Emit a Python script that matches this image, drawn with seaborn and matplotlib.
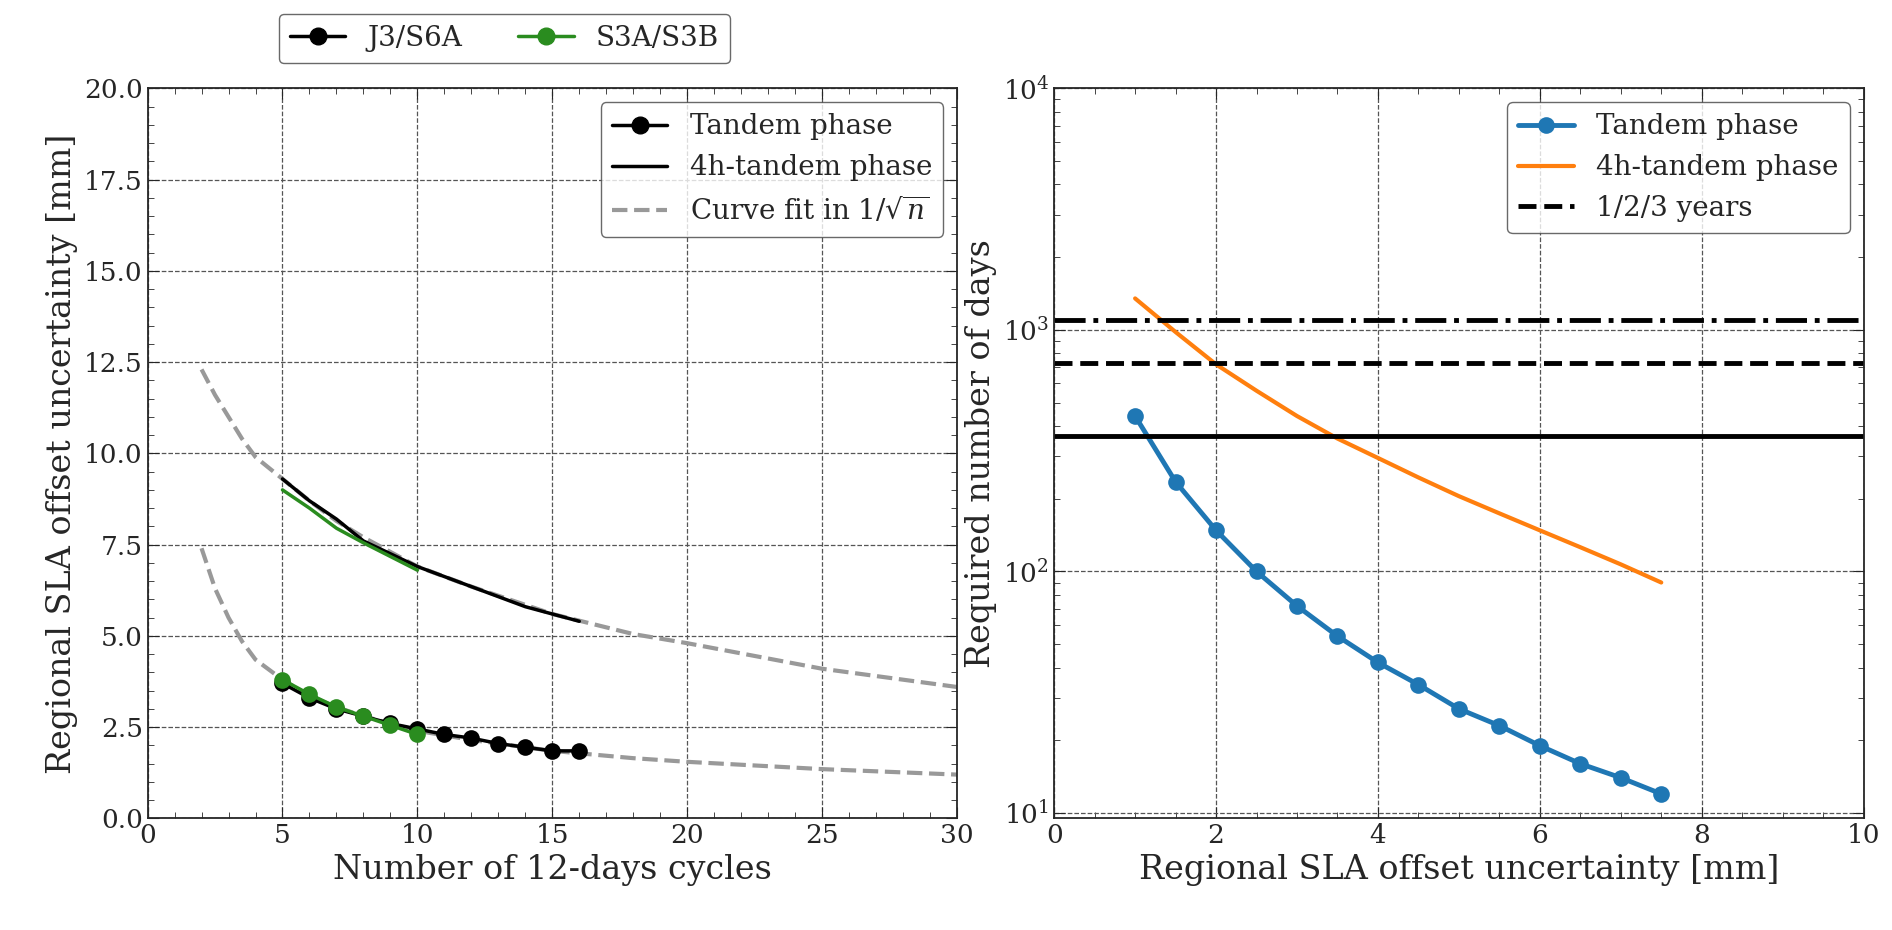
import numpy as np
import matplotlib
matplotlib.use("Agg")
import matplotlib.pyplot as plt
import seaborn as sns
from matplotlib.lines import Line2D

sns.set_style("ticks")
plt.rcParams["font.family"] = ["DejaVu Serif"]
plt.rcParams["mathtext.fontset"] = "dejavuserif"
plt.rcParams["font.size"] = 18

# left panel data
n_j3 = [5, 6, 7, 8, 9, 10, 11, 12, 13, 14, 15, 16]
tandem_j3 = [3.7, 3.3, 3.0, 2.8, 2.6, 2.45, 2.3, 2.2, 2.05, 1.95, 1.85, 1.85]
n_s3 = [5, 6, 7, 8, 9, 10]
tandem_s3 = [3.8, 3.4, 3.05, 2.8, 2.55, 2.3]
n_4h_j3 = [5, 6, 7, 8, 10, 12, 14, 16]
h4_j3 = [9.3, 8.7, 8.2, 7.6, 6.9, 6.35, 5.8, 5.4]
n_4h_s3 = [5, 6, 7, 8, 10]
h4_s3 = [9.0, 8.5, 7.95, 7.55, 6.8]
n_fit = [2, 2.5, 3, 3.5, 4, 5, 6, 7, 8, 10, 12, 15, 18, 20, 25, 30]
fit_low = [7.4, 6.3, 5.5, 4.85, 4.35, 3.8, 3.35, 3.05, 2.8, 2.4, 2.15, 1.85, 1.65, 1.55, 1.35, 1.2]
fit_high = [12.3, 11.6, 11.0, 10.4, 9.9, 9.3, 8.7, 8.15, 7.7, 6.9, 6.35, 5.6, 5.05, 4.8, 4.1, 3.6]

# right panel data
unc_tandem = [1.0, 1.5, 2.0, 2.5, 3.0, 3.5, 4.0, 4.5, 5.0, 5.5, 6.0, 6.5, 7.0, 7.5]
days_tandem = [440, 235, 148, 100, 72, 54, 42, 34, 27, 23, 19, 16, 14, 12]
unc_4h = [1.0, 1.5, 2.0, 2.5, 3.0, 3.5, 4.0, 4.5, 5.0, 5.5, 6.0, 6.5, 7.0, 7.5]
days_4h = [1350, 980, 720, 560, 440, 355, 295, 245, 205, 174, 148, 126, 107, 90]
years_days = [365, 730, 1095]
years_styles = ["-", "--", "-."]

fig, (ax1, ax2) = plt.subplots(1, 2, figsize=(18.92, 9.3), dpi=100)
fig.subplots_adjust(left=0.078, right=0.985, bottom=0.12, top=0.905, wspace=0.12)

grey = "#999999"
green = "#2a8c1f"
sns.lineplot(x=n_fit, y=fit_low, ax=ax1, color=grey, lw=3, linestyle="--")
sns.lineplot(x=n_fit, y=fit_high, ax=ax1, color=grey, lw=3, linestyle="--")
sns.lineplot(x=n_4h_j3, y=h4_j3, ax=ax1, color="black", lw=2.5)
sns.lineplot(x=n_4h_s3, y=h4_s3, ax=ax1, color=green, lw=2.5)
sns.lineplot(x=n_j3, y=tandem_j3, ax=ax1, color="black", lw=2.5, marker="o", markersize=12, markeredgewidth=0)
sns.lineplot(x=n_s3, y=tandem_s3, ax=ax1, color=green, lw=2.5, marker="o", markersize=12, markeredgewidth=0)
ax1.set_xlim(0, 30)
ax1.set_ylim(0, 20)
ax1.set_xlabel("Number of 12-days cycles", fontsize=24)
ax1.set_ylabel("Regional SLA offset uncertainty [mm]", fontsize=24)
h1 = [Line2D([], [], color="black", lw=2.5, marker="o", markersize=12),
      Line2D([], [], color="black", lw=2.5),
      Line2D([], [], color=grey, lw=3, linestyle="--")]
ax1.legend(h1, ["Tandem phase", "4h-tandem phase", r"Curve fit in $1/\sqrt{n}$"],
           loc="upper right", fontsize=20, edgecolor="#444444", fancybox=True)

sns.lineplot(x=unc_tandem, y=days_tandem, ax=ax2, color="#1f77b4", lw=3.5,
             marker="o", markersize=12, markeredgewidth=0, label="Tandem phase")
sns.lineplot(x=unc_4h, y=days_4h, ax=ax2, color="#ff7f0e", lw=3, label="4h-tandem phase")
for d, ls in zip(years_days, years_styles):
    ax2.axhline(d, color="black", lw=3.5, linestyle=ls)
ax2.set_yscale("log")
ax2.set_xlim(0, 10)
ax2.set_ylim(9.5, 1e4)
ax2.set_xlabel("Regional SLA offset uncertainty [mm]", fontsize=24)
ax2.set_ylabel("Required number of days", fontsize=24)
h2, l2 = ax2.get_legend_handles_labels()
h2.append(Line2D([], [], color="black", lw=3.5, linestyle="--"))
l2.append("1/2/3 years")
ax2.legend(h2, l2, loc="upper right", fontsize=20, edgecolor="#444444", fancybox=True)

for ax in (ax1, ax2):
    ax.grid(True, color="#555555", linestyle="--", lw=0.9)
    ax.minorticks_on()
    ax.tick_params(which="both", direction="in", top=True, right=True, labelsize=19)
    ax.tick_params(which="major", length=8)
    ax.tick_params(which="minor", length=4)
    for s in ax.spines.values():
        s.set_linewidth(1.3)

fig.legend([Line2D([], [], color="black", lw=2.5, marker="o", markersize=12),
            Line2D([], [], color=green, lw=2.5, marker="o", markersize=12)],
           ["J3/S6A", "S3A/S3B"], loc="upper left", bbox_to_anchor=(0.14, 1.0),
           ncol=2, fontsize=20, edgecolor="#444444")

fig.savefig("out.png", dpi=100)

##########

## Problem to work on
Look for the word "seaborn" in every line of the listing and copy the lines that have it.

## Expected answer
Emit a Python script that matches this image, drawn with seaborn and matplotlib.
import seaborn as sns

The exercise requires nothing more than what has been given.